Quote every line below exactly and skip any picture.

Data lines:
══════════

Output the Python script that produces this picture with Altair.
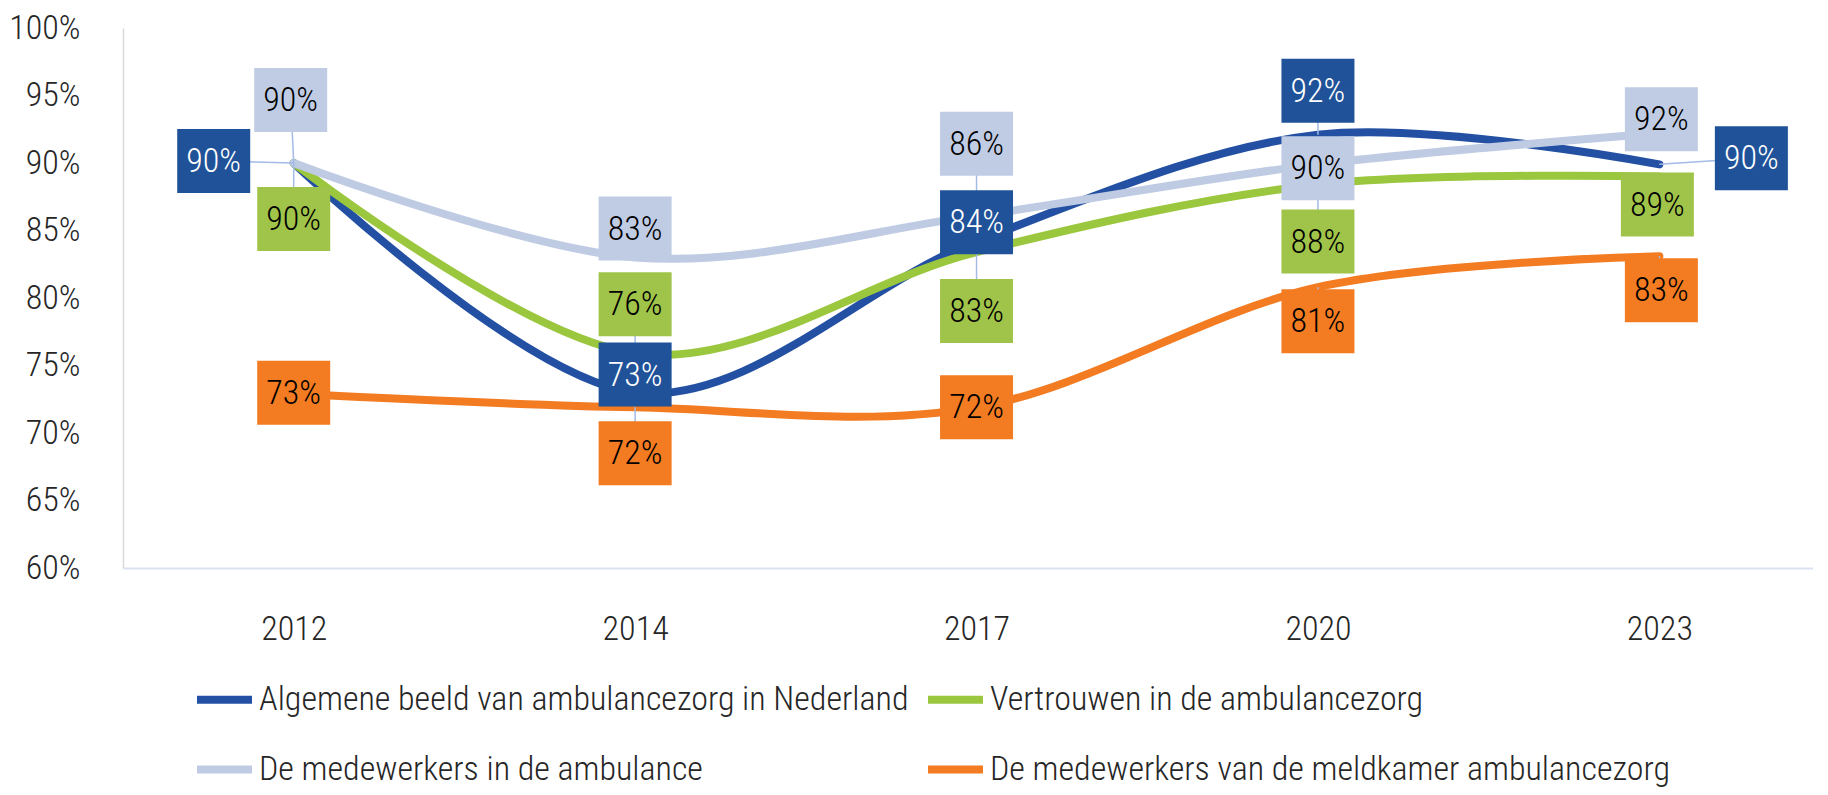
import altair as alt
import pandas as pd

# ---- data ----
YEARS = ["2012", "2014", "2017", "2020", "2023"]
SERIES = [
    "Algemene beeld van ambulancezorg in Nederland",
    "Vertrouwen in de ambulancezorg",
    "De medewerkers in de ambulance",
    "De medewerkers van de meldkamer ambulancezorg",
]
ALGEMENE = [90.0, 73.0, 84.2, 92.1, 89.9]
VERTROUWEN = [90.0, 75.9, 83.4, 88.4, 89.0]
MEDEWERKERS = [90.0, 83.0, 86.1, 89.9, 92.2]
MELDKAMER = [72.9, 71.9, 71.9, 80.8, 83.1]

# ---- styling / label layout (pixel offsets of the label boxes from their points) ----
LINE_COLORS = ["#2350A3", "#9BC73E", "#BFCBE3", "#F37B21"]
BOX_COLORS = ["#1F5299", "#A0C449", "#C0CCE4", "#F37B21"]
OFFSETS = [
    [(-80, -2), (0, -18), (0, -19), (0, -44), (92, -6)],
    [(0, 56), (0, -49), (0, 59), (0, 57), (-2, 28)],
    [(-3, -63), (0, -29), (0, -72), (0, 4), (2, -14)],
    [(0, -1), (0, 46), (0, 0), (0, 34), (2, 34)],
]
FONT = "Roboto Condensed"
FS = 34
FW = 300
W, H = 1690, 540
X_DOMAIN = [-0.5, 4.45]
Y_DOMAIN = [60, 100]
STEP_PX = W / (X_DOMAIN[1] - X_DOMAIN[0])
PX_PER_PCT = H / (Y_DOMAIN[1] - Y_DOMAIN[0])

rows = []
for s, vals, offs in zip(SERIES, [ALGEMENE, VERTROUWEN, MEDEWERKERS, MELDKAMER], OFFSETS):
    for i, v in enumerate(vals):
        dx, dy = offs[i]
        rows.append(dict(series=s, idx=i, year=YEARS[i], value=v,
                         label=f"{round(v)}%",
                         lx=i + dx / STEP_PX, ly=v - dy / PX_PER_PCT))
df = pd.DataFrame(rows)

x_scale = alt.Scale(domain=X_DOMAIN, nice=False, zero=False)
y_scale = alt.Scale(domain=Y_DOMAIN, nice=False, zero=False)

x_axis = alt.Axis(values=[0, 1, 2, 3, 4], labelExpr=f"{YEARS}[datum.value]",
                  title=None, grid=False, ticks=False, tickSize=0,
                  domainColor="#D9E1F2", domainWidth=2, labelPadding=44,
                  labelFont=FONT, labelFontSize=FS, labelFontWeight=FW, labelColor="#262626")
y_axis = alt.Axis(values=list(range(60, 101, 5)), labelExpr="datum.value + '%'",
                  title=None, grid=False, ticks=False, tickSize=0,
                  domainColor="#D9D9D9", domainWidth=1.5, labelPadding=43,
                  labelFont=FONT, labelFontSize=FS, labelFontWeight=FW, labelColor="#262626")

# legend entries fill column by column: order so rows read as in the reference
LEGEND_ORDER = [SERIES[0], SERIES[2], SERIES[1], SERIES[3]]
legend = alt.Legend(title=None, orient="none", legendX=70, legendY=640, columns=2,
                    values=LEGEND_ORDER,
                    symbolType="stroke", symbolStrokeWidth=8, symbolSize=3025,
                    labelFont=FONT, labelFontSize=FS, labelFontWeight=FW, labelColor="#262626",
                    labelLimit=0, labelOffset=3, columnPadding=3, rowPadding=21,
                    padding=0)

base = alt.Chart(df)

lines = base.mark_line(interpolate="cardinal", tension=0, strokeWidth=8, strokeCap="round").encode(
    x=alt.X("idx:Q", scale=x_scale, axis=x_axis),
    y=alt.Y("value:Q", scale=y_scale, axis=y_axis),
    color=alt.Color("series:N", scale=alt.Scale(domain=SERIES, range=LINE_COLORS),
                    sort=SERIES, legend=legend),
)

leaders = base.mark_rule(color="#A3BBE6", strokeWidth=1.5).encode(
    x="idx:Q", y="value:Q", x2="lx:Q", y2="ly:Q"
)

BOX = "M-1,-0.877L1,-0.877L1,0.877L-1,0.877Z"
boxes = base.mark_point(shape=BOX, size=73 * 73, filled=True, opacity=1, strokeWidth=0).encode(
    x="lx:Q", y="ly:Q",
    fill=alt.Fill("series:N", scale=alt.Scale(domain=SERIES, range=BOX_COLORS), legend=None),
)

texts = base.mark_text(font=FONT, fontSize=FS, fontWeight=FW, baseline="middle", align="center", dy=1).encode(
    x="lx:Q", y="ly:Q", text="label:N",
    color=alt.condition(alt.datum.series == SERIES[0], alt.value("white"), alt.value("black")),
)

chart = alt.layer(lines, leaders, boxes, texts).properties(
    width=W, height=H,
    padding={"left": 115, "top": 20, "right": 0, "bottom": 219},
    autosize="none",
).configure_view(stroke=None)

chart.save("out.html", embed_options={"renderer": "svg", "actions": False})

══════════

Response for this exercise:
Output the Python script that produces this picture with Altair.
import altair as alt
import pandas as pd

# ---- data ----
YEARS = ["2012", "2014", "2017", "2020", "2023"]
SERIES = [
    "Algemene beeld van ambulancezorg in Nederland",
    "Vertrouwen in de ambulancezorg",
    "De medewerkers in de ambulance",
    "De medewerkers van de meldkamer ambulancezorg",
]
ALGEMENE = [90.0, 73.0, 84.2, 92.1, 89.9]
VERTROUWEN = [90.0, 75.9, 83.4, 88.4, 89.0]
MEDEWERKERS = [90.0, 83.0, 86.1, 89.9, 92.2]
MELDKAMER = [72.9, 71.9, 71.9, 80.8, 83.1]

# ---- styling / label layout (pixel offsets of the label boxes from their points) ----
LINE_COLORS = ["#2350A3", "#9BC73E", "#BFCBE3", "#F37B21"]
BOX_COLORS = ["#1F5299", "#A0C449", "#C0CCE4", "#F37B21"]
OFFSETS = [
    [(-80, -2), (0, -18), (0, -19), (0, -44), (92, -6)],
    [(0, 56), (0, -49), (0, 59), (0, 57), (-2, 28)],
    [(-3, -63), (0, -29), (0, -72), (0, 4), (2, -14)],
    [(0, -1), (0, 46), (0, 0), (0, 34), (2, 34)],
]
FONT = "Roboto Condensed"
FS = 34
FW = 300
W, H = 1690, 540
X_DOMAIN = [-0.5, 4.45]
Y_DOMAIN = [60, 100]
STEP_PX = W / (X_DOMAIN[1] - X_DOMAIN[0])
PX_PER_PCT = H / (Y_DOMAIN[1] - Y_DOMAIN[0])

rows = []
for s, vals, offs in zip(SERIES, [ALGEMENE, VERTROUWEN, MEDEWERKERS, MELDKAMER], OFFSETS):
    for i, v in enumerate(vals):
        dx, dy = offs[i]
        rows.append(dict(series=s, idx=i, year=YEARS[i], value=v,
                         label=f"{round(v)}%",
                         lx=i + dx / STEP_PX, ly=v - dy / PX_PER_PCT))
df = pd.DataFrame(rows)

x_scale = alt.Scale(domain=X_DOMAIN, nice=False, zero=False)
y_scale = alt.Scale(domain=Y_DOMAIN, nice=False, zero=False)

x_axis = alt.Axis(values=[0, 1, 2, 3, 4], labelExpr=f"{YEARS}[datum.value]",
                  title=None, grid=False, ticks=False, tickSize=0,
                  domainColor="#D9E1F2", domainWidth=2, labelPadding=44,
                  labelFont=FONT, labelFontSize=FS, labelFontWeight=FW, labelColor="#262626")
y_axis = alt.Axis(values=list(range(60, 101, 5)), labelExpr="datum.value + '%'",
                  title=None, grid=False, ticks=False, tickSize=0,
                  domainColor="#D9D9D9", domainWidth=1.5, labelPadding=43,
                  labelFont=FONT, labelFontSize=FS, labelFontWeight=FW, labelColor="#262626")

# legend entries fill column by column: order so rows read as in the reference
LEGEND_ORDER = [SERIES[0], SERIES[2], SERIES[1], SERIES[3]]
legend = alt.Legend(title=None, orient="none", legendX=70, legendY=640, columns=2,
                    values=LEGEND_ORDER,
                    symbolType="stroke", symbolStrokeWidth=8, symbolSize=3025,
                    labelFont=FONT, labelFontSize=FS, labelFontWeight=FW, labelColor="#262626",
                    labelLimit=0, labelOffset=3, columnPadding=3, rowPadding=21,
                    padding=0)

base = alt.Chart(df)

lines = base.mark_line(interpolate="cardinal", tension=0, strokeWidth=8, strokeCap="round").encode(
    x=alt.X("idx:Q", scale=x_scale, axis=x_axis),
    y=alt.Y("value:Q", scale=y_scale, axis=y_axis),
    color=alt.Color("series:N", scale=alt.Scale(domain=SERIES, range=LINE_COLORS),
                    sort=SERIES, legend=legend),
)

leaders = base.mark_rule(color="#A3BBE6", strokeWidth=1.5).encode(
    x="idx:Q", y="value:Q", x2="lx:Q", y2="ly:Q"
)

BOX = "M-1,-0.877L1,-0.877L1,0.877L-1,0.877Z"
boxes = base.mark_point(shape=BOX, size=73 * 73, filled=True, opacity=1, strokeWidth=0).encode(
    x="lx:Q", y="ly:Q",
    fill=alt.Fill("series:N", scale=alt.Scale(domain=SERIES, range=BOX_COLORS), legend=None),
)

texts = base.mark_text(font=FONT, fontSize=FS, fontWeight=FW, baseline="middle", align="center", dy=1).encode(
    x="lx:Q", y="ly:Q", text="label:N",
    color=alt.condition(alt.datum.series == SERIES[0], alt.value("white"), alt.value("black")),
)

chart = alt.layer(lines, leaders, boxes, texts).properties(
    width=W, height=H,
    padding={"left": 115, "top": 20, "right": 0, "bottom": 219},
    autosize="none",
).configure_view(stroke=None)

chart.save("out.html", embed_options={"renderer": "svg", "actions": False})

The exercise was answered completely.